>>>
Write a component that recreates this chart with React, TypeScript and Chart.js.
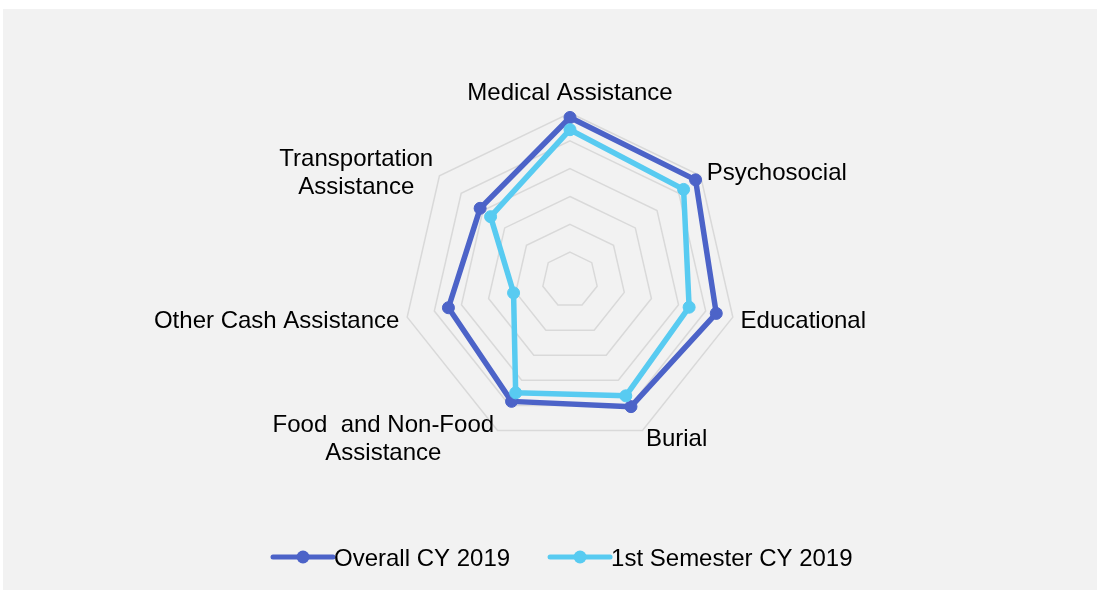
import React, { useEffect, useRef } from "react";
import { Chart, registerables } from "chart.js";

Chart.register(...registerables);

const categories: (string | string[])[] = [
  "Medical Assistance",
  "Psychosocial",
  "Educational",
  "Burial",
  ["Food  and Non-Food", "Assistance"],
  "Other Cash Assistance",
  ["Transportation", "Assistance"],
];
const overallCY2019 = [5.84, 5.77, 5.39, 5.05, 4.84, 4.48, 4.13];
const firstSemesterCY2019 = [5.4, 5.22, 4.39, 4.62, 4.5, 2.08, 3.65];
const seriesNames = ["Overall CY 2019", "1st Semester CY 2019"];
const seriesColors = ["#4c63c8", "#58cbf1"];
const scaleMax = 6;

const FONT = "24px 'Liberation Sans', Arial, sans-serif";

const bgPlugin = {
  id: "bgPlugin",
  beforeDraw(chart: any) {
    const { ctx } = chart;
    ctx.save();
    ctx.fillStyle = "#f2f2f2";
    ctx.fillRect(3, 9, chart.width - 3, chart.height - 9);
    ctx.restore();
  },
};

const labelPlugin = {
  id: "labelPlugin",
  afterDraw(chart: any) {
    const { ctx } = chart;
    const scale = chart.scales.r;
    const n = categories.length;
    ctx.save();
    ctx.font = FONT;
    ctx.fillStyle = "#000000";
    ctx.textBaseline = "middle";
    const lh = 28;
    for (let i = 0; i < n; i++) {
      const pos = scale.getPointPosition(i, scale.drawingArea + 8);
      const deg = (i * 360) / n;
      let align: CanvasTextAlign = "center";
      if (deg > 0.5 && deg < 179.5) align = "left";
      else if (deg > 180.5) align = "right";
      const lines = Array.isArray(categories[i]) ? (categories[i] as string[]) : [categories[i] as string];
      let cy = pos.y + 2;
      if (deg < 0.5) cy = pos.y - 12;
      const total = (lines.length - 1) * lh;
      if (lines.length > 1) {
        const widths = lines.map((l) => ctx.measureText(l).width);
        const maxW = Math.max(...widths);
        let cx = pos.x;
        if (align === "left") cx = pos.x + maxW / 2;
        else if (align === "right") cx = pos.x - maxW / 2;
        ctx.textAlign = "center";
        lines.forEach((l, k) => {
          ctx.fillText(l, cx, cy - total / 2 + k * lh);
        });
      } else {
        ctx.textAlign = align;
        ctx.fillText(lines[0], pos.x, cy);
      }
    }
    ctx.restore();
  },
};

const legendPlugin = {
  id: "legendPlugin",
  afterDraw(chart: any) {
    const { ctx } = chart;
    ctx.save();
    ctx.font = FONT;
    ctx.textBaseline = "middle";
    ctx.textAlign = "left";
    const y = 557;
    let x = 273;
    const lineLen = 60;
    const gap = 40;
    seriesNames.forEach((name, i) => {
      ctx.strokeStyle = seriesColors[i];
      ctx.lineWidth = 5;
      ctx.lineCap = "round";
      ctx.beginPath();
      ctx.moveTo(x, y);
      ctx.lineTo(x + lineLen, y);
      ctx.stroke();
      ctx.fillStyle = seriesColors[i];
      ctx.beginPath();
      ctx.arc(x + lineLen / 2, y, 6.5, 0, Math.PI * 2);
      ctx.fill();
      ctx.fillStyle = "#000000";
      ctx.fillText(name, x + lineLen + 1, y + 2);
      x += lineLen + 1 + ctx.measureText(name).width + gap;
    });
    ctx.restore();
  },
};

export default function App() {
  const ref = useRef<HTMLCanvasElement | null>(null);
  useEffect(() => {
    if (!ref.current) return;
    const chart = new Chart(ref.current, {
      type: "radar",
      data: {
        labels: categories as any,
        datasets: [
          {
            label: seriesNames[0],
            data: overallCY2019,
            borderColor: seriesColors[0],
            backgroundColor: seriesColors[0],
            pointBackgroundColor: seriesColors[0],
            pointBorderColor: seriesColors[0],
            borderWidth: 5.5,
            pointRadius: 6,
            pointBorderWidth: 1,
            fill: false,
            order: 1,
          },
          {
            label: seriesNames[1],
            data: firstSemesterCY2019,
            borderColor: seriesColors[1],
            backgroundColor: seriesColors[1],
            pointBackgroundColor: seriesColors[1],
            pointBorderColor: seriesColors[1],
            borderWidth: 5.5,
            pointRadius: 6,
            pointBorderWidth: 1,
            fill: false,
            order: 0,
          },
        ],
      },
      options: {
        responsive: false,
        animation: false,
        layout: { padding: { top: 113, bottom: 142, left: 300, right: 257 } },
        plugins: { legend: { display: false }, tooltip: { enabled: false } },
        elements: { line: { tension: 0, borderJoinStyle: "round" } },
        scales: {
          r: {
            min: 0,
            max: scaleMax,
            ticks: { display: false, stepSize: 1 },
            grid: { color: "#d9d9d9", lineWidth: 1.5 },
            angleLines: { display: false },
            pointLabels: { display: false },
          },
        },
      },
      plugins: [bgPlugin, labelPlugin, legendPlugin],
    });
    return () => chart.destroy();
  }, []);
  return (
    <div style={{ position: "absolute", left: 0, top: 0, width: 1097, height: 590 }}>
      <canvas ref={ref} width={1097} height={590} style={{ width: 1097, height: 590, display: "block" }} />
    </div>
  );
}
<<<
### YOUR INSTRUCTIONS
Repeat the lines above, starting at the first and stopping after the line that holds "Chart.register(...registerables);", with the pictures left out.

### TASK RESULT
Write a component that recreates this chart with React, TypeScript and Chart.js.
import React, { useEffect, useRef } from "react";
import { Chart, registerables } from "chart.js";

Chart.register(...registerables);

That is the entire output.